*Task details:* Among the entries that follow, locate the line with "Convert this chart" and the line with "from matplotlib.ticker import NullFormatter, FixedLocator". Output those lines and all lines in between, exactly, minus the pictures.

*Data for this task:*
________________________

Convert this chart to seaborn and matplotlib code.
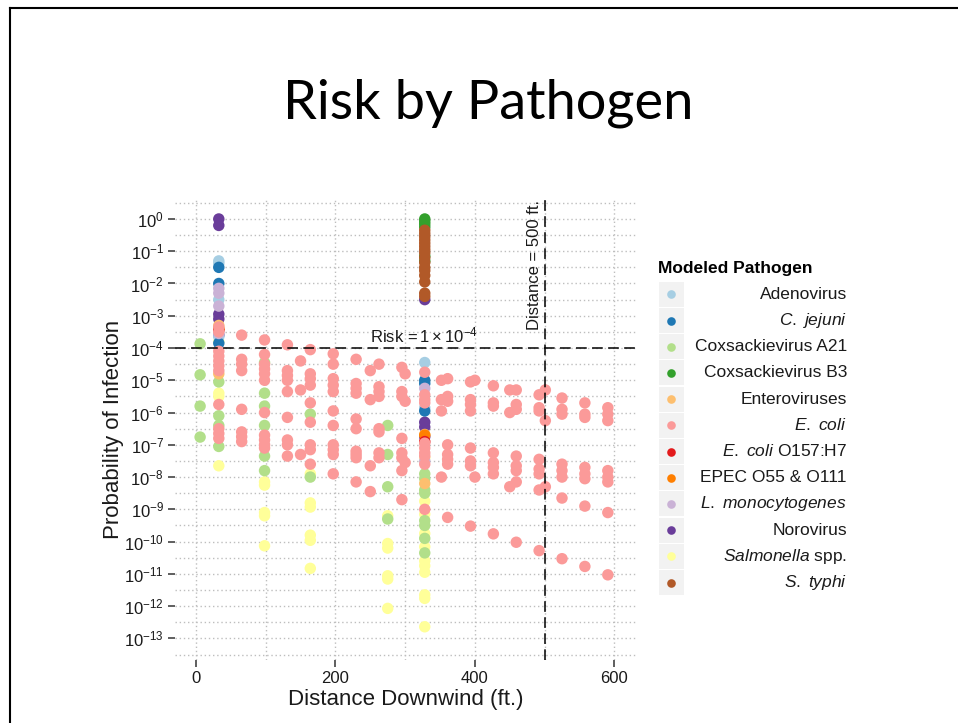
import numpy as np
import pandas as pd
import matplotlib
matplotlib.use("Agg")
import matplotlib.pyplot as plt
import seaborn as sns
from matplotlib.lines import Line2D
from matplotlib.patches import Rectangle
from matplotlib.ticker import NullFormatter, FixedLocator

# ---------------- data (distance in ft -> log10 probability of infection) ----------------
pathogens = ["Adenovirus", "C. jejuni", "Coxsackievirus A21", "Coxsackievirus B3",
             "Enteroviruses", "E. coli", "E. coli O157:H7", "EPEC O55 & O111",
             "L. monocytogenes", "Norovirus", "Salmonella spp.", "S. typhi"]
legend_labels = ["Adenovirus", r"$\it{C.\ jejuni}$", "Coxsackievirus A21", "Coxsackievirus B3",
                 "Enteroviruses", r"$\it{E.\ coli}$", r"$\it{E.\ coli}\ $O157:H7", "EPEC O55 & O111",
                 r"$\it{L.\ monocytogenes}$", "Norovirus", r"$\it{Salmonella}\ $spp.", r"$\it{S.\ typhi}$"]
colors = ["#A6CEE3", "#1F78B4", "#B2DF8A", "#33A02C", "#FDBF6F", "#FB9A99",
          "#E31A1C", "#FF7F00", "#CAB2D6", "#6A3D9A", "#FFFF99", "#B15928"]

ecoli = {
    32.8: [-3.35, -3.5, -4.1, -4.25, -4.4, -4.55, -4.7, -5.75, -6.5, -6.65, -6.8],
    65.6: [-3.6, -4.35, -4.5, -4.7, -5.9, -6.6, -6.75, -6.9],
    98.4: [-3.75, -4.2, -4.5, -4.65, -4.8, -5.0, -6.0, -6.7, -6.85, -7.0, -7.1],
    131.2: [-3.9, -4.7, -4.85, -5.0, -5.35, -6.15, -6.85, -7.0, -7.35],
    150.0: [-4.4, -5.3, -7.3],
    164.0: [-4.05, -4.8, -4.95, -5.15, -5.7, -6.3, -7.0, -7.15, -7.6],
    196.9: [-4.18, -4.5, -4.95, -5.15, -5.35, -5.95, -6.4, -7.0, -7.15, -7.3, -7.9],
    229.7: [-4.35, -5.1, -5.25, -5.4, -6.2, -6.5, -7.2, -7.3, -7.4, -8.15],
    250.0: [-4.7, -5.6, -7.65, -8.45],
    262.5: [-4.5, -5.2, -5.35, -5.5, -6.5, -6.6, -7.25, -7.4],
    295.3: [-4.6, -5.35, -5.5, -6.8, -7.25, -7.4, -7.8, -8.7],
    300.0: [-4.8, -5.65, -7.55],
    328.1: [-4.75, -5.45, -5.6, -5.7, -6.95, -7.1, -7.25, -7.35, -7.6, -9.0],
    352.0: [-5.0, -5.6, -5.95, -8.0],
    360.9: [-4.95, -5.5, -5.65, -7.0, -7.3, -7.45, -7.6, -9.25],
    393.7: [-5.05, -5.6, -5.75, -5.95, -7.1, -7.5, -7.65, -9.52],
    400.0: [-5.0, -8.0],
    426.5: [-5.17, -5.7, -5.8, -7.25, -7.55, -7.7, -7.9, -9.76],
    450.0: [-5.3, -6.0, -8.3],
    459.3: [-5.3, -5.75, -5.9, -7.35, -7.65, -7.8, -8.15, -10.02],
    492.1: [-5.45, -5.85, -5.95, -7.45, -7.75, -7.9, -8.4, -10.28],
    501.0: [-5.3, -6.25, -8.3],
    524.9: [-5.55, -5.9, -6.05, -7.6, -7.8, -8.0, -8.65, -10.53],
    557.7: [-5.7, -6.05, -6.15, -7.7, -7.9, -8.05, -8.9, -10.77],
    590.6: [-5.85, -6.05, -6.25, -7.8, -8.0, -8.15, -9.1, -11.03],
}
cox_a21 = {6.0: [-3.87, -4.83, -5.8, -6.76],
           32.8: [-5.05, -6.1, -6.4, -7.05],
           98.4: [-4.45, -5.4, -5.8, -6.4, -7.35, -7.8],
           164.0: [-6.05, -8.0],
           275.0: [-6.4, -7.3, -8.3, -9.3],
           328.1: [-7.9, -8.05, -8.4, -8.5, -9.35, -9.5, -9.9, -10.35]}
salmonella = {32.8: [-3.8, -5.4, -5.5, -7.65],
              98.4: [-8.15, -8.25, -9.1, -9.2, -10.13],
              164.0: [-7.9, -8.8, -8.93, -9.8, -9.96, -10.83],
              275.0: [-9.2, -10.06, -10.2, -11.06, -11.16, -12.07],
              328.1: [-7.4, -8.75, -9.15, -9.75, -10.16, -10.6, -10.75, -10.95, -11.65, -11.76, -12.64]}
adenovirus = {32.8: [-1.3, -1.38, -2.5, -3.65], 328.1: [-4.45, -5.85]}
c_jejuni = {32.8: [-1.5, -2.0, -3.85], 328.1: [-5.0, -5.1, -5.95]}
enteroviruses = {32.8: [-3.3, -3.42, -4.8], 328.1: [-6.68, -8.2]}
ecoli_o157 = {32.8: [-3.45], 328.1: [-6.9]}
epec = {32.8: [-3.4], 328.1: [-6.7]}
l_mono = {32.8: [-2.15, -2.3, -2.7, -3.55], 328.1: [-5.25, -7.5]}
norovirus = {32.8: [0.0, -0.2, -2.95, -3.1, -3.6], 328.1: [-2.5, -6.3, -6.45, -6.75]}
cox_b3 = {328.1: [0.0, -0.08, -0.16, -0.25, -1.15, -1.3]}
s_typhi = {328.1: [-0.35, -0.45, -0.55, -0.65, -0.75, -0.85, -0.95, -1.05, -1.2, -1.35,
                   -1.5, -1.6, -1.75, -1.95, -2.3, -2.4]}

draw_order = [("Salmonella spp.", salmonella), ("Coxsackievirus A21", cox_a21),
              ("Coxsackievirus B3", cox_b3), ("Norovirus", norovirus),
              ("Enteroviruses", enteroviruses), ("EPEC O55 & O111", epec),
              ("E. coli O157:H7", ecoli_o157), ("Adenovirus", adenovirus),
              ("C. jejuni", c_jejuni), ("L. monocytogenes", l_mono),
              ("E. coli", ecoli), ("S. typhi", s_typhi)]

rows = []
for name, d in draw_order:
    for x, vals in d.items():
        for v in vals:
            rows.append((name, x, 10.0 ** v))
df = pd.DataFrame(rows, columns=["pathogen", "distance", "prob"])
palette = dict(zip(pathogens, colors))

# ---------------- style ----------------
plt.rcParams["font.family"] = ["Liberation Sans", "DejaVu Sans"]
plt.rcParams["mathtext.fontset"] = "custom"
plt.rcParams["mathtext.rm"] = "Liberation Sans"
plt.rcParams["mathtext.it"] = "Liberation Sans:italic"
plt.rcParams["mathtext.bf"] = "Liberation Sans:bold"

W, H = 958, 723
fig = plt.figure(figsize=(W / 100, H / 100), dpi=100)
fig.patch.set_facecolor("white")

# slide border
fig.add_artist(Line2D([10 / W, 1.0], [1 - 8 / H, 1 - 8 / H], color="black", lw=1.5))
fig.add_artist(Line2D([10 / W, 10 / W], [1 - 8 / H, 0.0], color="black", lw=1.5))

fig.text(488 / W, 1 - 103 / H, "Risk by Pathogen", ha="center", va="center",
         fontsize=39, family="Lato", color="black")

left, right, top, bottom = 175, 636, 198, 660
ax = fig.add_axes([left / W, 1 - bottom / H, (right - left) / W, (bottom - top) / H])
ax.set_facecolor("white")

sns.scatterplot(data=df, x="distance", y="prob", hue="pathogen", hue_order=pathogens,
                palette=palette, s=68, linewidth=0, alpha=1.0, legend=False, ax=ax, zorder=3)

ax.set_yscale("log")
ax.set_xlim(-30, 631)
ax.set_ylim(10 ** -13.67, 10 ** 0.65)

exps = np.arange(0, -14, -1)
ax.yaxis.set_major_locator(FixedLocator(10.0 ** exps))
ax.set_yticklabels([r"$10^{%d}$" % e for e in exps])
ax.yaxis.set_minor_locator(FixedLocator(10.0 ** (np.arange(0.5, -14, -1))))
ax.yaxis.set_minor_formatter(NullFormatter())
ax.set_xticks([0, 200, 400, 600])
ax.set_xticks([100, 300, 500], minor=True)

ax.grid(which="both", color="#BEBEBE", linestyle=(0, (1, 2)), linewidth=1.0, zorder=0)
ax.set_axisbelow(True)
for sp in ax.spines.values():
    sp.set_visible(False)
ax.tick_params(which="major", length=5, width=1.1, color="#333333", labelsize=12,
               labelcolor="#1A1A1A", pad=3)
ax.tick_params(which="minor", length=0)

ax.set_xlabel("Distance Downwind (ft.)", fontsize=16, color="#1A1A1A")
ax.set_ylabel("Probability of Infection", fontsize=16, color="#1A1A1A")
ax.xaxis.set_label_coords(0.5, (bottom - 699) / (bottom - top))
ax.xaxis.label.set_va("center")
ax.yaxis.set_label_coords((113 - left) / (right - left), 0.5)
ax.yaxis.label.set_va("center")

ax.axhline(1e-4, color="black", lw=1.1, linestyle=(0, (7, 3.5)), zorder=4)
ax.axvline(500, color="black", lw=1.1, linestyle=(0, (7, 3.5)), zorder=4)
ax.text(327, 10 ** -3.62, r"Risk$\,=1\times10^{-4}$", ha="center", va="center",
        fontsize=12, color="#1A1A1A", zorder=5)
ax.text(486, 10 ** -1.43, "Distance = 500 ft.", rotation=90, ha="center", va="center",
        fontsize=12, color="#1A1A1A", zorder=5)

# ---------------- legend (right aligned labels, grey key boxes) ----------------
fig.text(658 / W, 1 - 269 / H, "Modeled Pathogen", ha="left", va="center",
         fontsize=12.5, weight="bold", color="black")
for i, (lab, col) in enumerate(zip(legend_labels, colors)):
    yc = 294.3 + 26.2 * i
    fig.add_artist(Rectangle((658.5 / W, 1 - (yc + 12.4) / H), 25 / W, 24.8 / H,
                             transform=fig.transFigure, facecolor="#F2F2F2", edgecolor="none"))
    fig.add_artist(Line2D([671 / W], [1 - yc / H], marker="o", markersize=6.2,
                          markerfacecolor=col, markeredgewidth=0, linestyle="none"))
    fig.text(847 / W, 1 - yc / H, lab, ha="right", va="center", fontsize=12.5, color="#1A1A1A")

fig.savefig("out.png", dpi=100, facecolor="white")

________________________

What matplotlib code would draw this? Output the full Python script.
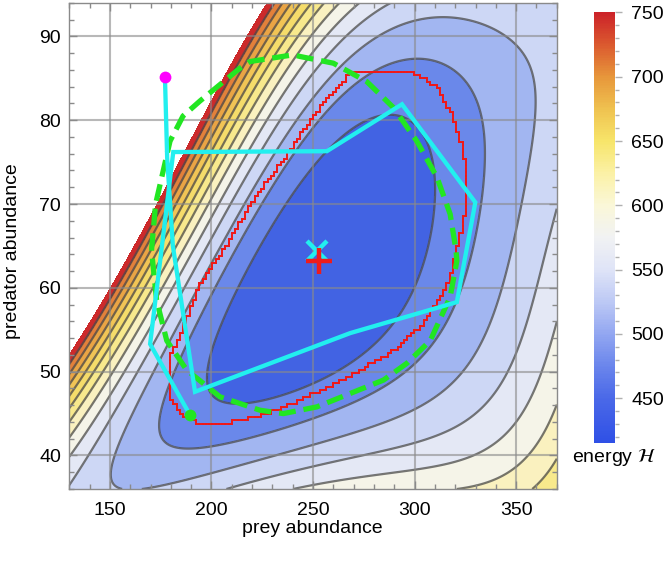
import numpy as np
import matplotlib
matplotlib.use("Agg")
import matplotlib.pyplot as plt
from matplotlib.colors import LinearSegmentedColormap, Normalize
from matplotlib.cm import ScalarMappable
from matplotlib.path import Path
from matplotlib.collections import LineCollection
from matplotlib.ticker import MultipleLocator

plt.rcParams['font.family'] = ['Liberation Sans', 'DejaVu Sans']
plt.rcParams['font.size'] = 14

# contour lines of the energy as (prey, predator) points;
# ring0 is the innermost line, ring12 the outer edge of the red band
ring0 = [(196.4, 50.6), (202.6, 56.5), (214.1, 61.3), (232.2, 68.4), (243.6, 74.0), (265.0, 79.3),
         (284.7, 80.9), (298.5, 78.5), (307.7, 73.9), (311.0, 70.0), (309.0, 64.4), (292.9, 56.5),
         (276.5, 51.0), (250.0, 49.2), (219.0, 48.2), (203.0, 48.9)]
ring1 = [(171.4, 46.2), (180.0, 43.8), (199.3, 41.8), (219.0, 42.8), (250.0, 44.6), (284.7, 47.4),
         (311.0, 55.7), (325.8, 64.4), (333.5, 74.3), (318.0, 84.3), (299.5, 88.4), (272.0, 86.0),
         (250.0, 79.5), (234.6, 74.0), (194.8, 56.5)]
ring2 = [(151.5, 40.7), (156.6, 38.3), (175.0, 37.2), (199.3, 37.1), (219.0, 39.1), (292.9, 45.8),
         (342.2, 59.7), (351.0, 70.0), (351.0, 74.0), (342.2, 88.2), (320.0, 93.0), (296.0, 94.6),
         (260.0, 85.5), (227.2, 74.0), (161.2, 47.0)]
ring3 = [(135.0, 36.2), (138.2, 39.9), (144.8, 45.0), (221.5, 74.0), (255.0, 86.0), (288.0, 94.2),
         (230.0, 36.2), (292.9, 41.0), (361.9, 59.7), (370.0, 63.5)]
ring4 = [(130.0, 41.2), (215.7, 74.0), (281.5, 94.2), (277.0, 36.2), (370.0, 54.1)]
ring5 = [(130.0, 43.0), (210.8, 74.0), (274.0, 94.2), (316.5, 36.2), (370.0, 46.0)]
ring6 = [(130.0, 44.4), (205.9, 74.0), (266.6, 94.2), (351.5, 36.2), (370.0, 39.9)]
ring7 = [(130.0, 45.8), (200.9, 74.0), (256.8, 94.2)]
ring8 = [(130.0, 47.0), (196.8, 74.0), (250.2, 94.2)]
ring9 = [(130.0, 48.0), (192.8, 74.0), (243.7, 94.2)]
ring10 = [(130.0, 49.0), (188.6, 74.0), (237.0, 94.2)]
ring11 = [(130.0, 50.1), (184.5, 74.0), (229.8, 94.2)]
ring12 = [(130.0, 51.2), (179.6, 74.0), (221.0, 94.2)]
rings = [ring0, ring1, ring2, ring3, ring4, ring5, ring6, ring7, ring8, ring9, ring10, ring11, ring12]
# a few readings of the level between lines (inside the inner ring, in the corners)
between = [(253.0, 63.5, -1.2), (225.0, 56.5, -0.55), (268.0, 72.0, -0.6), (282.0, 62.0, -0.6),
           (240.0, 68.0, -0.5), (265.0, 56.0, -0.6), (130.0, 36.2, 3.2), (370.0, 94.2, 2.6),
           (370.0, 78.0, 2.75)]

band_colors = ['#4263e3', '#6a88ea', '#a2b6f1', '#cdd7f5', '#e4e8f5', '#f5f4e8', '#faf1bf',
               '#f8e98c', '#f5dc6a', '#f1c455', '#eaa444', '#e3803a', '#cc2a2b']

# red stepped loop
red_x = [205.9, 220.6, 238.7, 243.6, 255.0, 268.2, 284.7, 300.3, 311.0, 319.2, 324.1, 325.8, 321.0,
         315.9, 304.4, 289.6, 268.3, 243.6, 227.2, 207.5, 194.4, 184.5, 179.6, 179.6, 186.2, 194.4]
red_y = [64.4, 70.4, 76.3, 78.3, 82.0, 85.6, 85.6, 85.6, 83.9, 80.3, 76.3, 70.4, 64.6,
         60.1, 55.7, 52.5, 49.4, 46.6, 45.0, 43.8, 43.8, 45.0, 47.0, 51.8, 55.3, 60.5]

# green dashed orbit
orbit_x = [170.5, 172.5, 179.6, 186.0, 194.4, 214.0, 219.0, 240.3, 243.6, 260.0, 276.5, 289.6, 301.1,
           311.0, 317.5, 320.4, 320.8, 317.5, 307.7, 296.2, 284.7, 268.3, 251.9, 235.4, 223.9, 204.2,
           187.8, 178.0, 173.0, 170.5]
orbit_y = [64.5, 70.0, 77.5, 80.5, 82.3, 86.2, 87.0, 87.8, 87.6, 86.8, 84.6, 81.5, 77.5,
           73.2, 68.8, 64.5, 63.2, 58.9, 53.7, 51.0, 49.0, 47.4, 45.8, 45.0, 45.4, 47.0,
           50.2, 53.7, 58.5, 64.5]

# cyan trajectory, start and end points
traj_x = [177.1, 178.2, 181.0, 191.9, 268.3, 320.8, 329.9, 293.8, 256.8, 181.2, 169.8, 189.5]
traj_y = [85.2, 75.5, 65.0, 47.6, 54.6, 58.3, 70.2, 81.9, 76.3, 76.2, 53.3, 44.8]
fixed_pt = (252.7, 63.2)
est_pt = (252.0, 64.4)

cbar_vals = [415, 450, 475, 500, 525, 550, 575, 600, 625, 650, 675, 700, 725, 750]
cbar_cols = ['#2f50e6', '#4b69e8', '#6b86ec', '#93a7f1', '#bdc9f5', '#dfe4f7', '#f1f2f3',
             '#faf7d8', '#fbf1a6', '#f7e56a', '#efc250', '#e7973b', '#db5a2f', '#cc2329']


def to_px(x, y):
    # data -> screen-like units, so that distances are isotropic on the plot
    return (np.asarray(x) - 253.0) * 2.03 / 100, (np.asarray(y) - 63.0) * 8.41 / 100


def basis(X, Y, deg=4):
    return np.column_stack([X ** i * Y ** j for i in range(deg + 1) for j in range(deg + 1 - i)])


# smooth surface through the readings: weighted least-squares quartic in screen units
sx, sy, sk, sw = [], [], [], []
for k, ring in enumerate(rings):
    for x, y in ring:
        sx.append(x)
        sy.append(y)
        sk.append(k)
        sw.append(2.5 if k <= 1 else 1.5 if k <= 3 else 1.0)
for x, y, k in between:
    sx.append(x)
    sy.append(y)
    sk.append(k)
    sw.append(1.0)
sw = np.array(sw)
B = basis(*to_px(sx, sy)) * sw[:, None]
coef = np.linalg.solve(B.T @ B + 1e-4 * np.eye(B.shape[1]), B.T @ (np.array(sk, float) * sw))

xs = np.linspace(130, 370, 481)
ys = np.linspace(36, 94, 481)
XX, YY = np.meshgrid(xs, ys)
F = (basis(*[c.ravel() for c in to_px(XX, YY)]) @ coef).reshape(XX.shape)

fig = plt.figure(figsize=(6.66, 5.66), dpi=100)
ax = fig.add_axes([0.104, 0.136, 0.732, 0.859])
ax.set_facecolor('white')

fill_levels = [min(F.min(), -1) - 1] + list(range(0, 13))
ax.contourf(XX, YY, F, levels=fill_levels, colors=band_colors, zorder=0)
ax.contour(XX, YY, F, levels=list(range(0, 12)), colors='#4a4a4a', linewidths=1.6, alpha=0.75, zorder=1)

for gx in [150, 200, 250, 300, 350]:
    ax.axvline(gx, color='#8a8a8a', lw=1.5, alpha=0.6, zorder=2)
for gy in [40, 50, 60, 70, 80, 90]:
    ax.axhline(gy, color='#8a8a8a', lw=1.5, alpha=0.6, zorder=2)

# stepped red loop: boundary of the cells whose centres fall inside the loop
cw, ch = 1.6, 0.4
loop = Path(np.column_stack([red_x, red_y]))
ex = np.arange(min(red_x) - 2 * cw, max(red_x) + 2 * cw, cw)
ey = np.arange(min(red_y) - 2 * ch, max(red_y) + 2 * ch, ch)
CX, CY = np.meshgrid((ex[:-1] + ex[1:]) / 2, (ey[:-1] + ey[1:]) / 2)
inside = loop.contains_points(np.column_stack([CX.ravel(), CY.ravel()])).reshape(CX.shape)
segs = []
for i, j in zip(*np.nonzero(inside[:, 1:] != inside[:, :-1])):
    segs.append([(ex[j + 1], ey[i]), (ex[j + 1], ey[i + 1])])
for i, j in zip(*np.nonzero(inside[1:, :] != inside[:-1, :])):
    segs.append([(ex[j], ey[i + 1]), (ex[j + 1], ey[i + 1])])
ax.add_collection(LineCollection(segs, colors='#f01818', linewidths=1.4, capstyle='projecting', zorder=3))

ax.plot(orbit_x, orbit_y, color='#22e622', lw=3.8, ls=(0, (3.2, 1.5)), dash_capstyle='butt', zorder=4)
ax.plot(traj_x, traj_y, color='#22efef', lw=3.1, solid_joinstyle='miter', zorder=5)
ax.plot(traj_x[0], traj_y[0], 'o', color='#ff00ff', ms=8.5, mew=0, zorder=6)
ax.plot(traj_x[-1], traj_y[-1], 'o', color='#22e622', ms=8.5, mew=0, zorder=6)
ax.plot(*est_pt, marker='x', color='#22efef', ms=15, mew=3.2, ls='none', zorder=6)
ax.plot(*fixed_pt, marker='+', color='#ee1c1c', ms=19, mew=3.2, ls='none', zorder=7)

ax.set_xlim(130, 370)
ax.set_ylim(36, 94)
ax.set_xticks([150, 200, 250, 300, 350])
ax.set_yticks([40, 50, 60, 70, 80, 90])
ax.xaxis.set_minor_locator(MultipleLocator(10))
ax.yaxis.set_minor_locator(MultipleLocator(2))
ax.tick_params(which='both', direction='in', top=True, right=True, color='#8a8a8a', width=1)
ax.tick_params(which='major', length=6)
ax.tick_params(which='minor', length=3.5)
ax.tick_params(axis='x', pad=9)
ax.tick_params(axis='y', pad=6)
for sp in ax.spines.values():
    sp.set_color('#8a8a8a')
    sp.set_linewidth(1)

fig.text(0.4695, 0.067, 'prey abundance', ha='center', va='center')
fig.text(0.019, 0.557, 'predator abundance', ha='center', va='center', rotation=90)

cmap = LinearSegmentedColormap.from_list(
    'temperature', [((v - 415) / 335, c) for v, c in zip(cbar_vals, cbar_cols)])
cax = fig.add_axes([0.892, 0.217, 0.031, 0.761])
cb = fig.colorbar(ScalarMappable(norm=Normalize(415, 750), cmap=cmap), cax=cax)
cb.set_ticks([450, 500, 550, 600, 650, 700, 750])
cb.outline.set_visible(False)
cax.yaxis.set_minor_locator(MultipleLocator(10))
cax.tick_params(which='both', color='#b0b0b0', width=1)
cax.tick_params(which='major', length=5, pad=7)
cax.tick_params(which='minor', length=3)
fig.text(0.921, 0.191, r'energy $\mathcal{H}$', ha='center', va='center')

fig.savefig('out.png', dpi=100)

________________________

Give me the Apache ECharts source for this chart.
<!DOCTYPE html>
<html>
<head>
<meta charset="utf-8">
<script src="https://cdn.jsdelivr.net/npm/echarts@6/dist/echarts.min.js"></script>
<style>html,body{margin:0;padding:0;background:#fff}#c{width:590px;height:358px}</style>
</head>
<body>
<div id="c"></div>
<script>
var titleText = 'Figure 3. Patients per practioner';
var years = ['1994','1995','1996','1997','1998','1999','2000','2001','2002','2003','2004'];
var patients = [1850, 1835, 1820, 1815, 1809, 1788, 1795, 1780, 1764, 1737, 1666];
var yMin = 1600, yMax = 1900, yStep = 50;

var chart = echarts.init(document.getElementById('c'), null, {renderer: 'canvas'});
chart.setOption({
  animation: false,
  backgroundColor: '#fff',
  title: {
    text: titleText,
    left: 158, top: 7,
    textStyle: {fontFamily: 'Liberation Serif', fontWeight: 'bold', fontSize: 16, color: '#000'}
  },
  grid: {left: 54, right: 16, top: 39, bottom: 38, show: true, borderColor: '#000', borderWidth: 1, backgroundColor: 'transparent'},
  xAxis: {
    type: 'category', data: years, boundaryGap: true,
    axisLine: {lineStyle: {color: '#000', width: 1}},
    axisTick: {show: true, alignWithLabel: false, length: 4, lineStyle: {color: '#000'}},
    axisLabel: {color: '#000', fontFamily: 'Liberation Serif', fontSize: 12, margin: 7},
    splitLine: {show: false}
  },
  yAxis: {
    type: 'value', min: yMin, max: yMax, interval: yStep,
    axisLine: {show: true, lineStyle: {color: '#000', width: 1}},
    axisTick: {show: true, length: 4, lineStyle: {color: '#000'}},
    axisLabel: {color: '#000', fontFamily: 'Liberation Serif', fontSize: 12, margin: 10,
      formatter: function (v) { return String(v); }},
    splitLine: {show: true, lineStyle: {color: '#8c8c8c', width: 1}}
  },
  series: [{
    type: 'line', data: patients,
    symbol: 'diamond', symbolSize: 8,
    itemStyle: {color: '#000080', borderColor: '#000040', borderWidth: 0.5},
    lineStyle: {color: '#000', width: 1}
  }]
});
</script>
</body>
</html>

________________________

*Written response:*
Convert this chart to seaborn and matplotlib code.
import numpy as np
import pandas as pd
import matplotlib
matplotlib.use("Agg")
import matplotlib.pyplot as plt
import seaborn as sns
from matplotlib.lines import Line2D
from matplotlib.patches import Rectangle
from matplotlib.ticker import NullFormatter, FixedLocator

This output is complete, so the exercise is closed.